This month’s Greek
crisis ended Friday as eurozone finance ministers agreed to extend the
country’s current bailout by four months. Mark your calendar for June, when
this deal nears its expiration and the next Greek crisis begins.
The exact conditions
will be negotiated starting next week, but to get to this point Berlin extracted
a promise from Athens to abide more or less by the conditions of the current
bailout. Syriza also stepped back from some of its more radical promises, such
as a halt in privatizations.
All of this manages
the fallout from the election that brought the antireform Syriza to power, and
it may ease some capital flight. But it does nothing to address Greece’s deeper
problem: From the moment Athens admitted in 2009 that its government finances
were in disarray, no leader has devised a credible reform plan to generate the
growth that would let Greece repay its debts.
Creditors have
restructured Greek debts such that most of it now consists of long-maturity,
low-interest loans owed to other governments.

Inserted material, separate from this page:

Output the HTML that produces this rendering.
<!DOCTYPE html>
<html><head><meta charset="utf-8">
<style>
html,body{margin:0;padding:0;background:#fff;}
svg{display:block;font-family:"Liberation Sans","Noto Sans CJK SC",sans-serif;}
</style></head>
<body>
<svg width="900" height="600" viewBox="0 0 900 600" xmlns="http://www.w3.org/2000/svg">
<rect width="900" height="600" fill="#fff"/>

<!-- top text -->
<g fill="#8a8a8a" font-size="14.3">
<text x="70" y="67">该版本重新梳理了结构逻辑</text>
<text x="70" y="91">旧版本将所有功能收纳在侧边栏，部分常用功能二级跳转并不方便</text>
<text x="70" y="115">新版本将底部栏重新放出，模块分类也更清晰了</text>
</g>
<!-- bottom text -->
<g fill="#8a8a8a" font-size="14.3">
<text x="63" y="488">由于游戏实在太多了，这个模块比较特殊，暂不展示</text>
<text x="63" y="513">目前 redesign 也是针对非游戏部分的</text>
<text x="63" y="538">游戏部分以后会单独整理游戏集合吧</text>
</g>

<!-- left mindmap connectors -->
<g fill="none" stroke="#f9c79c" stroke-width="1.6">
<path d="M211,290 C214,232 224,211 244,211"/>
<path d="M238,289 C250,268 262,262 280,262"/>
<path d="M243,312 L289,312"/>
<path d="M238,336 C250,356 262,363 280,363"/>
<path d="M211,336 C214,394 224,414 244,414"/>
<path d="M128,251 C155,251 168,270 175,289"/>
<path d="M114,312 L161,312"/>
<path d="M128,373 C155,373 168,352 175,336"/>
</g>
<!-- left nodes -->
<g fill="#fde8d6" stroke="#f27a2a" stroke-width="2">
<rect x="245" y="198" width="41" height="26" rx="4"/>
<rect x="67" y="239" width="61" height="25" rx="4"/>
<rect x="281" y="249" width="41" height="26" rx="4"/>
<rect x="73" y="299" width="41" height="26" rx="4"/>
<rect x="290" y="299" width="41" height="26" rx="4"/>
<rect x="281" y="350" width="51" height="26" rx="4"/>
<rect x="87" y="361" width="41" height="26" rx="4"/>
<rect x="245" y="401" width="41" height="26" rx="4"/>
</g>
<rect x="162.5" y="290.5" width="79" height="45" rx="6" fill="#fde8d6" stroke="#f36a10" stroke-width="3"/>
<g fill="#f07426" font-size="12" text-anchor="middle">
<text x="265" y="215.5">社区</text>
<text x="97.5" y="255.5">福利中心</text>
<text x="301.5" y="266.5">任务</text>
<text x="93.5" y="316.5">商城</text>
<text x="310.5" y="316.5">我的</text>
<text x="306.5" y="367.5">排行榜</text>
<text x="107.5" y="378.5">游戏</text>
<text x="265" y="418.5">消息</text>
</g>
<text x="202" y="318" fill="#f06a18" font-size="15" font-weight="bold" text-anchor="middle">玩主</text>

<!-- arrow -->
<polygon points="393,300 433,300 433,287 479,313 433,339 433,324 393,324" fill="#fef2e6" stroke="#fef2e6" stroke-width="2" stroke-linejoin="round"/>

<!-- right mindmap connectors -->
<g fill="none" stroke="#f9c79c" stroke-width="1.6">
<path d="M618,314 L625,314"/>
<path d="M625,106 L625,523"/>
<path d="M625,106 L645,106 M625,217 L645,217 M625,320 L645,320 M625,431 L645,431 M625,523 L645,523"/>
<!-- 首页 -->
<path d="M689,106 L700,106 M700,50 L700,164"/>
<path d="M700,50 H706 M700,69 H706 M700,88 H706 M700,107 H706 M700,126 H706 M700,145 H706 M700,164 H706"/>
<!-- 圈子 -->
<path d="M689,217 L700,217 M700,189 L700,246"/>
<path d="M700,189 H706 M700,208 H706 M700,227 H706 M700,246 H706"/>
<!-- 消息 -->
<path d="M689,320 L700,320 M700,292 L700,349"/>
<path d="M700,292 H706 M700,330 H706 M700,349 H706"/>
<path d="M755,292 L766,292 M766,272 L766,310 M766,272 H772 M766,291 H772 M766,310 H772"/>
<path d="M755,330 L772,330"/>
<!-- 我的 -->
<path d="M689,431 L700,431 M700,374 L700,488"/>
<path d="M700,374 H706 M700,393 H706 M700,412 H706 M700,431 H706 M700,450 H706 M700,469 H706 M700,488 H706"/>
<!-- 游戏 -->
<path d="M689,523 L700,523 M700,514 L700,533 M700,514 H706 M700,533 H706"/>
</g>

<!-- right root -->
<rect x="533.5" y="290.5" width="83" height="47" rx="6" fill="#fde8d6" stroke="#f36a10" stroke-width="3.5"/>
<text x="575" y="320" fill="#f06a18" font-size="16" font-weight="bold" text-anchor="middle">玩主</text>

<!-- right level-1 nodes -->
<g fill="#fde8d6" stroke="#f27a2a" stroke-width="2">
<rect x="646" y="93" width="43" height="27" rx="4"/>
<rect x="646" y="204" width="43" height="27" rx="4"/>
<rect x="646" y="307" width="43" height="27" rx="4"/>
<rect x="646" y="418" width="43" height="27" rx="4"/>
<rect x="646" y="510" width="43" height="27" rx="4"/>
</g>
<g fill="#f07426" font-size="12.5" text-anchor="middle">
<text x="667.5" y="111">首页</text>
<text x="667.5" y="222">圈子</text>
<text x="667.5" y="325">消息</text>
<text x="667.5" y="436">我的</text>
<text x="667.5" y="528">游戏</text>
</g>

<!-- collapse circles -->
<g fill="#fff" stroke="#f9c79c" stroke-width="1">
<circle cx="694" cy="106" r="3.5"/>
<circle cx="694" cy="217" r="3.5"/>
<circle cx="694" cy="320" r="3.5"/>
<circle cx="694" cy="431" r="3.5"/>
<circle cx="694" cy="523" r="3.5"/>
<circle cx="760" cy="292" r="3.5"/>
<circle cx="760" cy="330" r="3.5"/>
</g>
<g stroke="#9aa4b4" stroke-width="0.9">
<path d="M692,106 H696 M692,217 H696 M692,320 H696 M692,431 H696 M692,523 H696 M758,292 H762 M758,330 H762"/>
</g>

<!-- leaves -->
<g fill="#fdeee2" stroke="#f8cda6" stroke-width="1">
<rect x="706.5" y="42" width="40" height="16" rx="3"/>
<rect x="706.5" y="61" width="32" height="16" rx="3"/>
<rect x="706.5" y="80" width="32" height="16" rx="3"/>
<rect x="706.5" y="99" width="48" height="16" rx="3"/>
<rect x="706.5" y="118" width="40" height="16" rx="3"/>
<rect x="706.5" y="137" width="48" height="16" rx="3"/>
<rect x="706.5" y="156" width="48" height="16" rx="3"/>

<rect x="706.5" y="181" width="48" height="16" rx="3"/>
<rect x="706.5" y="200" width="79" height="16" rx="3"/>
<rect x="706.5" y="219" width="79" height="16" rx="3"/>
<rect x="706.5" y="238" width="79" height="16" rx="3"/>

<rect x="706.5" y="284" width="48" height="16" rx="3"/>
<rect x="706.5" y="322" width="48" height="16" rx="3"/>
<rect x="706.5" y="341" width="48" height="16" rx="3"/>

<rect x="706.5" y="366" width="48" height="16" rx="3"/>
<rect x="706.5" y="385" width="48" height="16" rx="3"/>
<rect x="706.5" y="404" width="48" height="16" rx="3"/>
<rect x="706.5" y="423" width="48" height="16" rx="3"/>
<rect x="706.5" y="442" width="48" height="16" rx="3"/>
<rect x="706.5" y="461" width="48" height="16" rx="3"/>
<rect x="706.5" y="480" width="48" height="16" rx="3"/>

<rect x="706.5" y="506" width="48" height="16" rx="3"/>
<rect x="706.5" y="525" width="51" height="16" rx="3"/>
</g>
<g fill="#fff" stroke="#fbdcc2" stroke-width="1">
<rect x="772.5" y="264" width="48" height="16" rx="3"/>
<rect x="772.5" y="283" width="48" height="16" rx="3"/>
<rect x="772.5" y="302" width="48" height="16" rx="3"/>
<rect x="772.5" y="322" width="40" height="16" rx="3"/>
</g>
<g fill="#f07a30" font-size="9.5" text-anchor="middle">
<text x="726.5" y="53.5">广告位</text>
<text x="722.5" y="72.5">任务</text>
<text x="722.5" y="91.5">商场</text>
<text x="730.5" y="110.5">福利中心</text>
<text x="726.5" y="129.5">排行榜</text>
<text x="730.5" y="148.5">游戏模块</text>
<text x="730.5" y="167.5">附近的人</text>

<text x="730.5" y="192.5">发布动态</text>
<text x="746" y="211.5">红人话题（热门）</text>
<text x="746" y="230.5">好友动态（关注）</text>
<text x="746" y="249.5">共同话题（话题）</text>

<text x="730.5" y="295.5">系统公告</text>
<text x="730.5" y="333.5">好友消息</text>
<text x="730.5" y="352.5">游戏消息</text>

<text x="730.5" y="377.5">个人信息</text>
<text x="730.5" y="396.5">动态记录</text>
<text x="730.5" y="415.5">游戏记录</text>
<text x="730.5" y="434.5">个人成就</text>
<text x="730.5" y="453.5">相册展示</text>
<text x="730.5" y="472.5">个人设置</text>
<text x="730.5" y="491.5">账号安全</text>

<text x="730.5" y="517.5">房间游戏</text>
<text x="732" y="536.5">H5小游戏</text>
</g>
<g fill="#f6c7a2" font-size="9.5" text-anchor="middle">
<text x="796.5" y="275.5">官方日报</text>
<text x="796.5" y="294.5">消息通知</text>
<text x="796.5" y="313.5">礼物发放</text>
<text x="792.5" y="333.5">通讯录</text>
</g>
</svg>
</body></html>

The conditions attached to those
bailouts included some economic reforms, such as deregulating the labor market,
privatizing state-owned companies and improving tax enforcement. The conceit
remains that external forces can mandate reform. But creditors lack the means
to enforce reform, while successive Greek governments on left and right lacked
the desire or political skill to implement them. Friday’s deal doesn’t change
this reality.
Greeks will suffer
most as they feel the squeeze of wage and pension cuts and tax hikes but
experience none of the growth that supply-side reforms would bring. They may
eventually find themselves holding devalued drachmas if Greece has to exit the
euro. But they also keep electing candidates who campaign against reform, such
as Mr. Tsipras and his center-right predecessor Antonis Samaras, who in 2012
promised voters he opposed the bailout before he supported it in office.
Greece is merely the
worst case of Europe’s growth deficit. Economies must grow faster to finance
rising debt, aging populations and entitlement states, but politicians willing
to advance reform or voters willing to elect them are in short supply.